The drawings called for eight inches of embedment; the steel was set with a fraction of that. A construction deviation in the single most critical detail — the seat carrying the governing truss — passed without verification. A specified bearing depth at a truss-to-wall connection must be inspected and confirmed as built, because the difference between eight inches and two is the difference between a roof that holds and one that slips.

03

The snow load assumption was inadequate for a foreseeable storm

The roof met the code of its day, but that code permitted a snow-load provision that a 28-inch fall — large but not unprecedented for the latitude — could exceed. Designing to a code minimum is not the same as designing for the worst credible load. A roof in a snow climate must be checked against the realistic maximum accumulation, including drift and the inability of a flat surface to shed weight, not merely against a permissive code figure.

04

The roof had no redundancy, so one unseated truss meant total collapse

Loss of truss T11's support did not produce a local sag; it dumped the reaction onto adjacent members already at their limit, which failed in cascade. A flat roof of trusses bearing on a single perimeter-and-column line offers no alternate path to ground. Where a structure has no redundancy, every governing connection must be designed and verified as if its failure ends the building, because in a non-redundant roof it does.

05

Meeting the code was treated as proof of safety

The decisive legal fact — that the theatre satisfied the building code — was also the structural failure: the standard itself was too weak, and compliance was mistaken for adequacy. A code minimum is a floor, not a guarantee; an engineer who only proves compliance has not proven that the structure can carry the loads it will actually see. Verify capacity against real loads, not merely conformance to the regulation in force.

Aftermath

The collapse killed 98 people and injured 133, the deadliest disaster in the history of Washington, D.C. No criminal convictions followed the manslaughter indictments of architect Reginald Geare and owner Harry Crandall, because the structure had been built to the prevailing code and the courts could not fix liability against a met standard — a finding that condemned the standard.

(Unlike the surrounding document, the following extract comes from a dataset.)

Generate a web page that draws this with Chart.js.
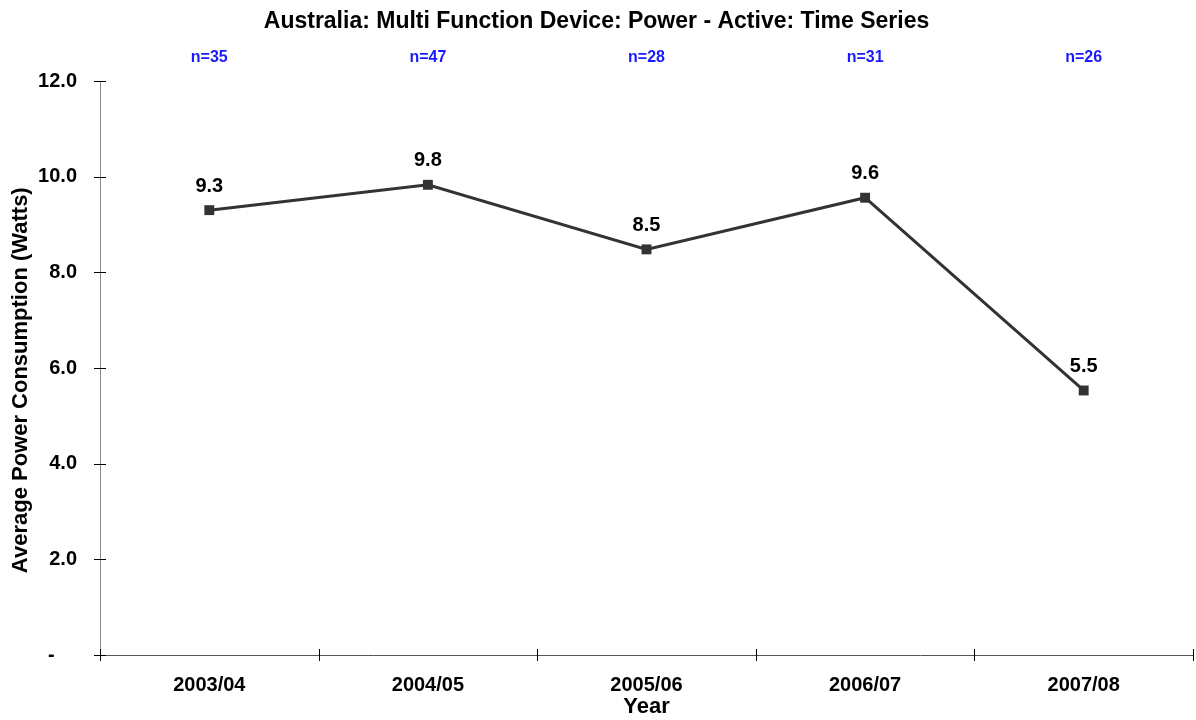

The lasting consequence was regulatory. The District of Columbia and cities across the country revised their building codes in the disaster's wake, making roof anchoring mandatory, requiring steel I-beams and proper structural support in place of roofs merely resting on masonry, and prompting reexamination of snow-load provisions for flat roofs and public assembly buildings. The committees' calls for standardized codes and licensure of architects and engineers fed the broader Progressive-era movement toward professional registration. The Knickerbocker became the American byword for the snow-loaded flat roof — the permanent reminder that a structure can satisfy the law and still be too weak for the weather, and that the seat carrying a roof's governing truss is not a detail but the whole of its safety.

Lessons

Design and verify every truss-to-wall bearing as a primary connection: confirm its depth, concentricity, and tie into the masonry, because a roof resting on a shallow or eccentric seat will be pushed off by the thrust of its own loaded span.
Inspect the as-built bearing against the specified embedment before the roof is loaded; a construction deviation in the governing seat is the difference between a roof that holds and one that slips silently off the wall.
Design roofs in snow climates for the worst credible accumulation — drifted, undrained, and unswept — not for a permissive code minimum, since a flat roof cannot shed what it cannot drain.
Treat any non-redundant roof's governing connection as if its failure ends the building, because without an alternate load path a single unseated truss takes the whole plane down at once.
Never mistake code compliance for proven safety: a code minimum is a floor, so check the structure against the loads it will actually carry rather than against the regulation in force.